→ PROBLEM REQUIREMENTS
Repeat exactly the lines from the start of the material below up to and including the "plt.rcParams['font.family'] = ['Liberation" line.

→ AVAILABLE DATA
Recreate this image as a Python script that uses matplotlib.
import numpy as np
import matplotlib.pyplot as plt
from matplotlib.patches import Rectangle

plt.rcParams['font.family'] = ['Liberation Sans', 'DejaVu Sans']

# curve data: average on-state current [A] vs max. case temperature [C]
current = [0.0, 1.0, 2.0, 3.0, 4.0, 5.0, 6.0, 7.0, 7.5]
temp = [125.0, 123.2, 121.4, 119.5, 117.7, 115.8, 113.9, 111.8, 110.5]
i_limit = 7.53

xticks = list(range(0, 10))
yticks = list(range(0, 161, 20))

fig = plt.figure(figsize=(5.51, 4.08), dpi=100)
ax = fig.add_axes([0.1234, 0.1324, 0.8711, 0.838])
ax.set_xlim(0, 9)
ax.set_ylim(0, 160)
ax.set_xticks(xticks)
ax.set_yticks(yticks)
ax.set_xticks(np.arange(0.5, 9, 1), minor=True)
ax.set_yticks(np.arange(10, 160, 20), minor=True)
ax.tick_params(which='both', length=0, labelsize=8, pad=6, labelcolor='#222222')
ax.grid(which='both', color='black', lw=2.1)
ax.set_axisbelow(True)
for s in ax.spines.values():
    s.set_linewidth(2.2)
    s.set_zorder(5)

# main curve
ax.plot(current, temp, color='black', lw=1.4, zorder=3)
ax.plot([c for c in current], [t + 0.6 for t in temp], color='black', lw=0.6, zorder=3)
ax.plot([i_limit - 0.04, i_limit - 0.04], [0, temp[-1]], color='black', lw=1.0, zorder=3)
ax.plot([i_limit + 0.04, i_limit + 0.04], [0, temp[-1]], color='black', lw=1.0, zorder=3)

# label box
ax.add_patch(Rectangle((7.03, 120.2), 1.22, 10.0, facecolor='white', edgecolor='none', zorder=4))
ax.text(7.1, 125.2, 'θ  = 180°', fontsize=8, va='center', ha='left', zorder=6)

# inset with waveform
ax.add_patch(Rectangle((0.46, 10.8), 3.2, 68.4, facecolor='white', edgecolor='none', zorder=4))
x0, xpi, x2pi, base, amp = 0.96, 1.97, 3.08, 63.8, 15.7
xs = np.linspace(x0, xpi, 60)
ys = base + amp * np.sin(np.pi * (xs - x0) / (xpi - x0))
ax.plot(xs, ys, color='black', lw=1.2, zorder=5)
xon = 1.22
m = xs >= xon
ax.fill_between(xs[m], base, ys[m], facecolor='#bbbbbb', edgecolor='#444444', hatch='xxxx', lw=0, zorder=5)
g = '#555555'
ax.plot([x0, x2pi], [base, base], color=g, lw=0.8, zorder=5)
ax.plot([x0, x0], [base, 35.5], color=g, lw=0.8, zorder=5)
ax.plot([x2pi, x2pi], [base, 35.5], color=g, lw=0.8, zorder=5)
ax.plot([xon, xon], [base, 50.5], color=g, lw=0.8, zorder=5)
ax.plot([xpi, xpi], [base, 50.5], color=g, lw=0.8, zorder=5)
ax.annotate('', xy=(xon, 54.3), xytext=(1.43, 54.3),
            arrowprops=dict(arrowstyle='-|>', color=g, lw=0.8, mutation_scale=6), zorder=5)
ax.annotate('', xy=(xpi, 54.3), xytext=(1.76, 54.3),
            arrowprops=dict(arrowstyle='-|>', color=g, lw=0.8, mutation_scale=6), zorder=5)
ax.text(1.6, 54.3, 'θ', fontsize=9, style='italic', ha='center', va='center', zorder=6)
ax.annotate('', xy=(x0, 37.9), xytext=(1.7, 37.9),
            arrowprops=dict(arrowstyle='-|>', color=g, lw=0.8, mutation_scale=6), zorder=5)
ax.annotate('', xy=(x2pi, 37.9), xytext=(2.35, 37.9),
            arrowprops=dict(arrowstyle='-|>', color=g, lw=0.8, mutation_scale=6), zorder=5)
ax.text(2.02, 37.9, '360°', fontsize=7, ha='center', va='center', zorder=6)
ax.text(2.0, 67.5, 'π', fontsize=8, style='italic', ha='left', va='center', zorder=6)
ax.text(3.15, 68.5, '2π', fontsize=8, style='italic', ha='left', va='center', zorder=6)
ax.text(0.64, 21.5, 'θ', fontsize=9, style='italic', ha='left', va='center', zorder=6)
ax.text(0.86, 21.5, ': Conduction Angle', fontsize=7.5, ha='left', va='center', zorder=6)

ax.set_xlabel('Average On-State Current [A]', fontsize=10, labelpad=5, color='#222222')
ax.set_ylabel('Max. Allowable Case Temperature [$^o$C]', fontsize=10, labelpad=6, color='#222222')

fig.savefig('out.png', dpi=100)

→ CORRECT OUTPUT
Recreate this image as a Python script that uses matplotlib.
import numpy as np
import matplotlib.pyplot as plt
from matplotlib.patches import Rectangle

plt.rcParams['font.family'] = ['Liberation Sans', 'DejaVu Sans']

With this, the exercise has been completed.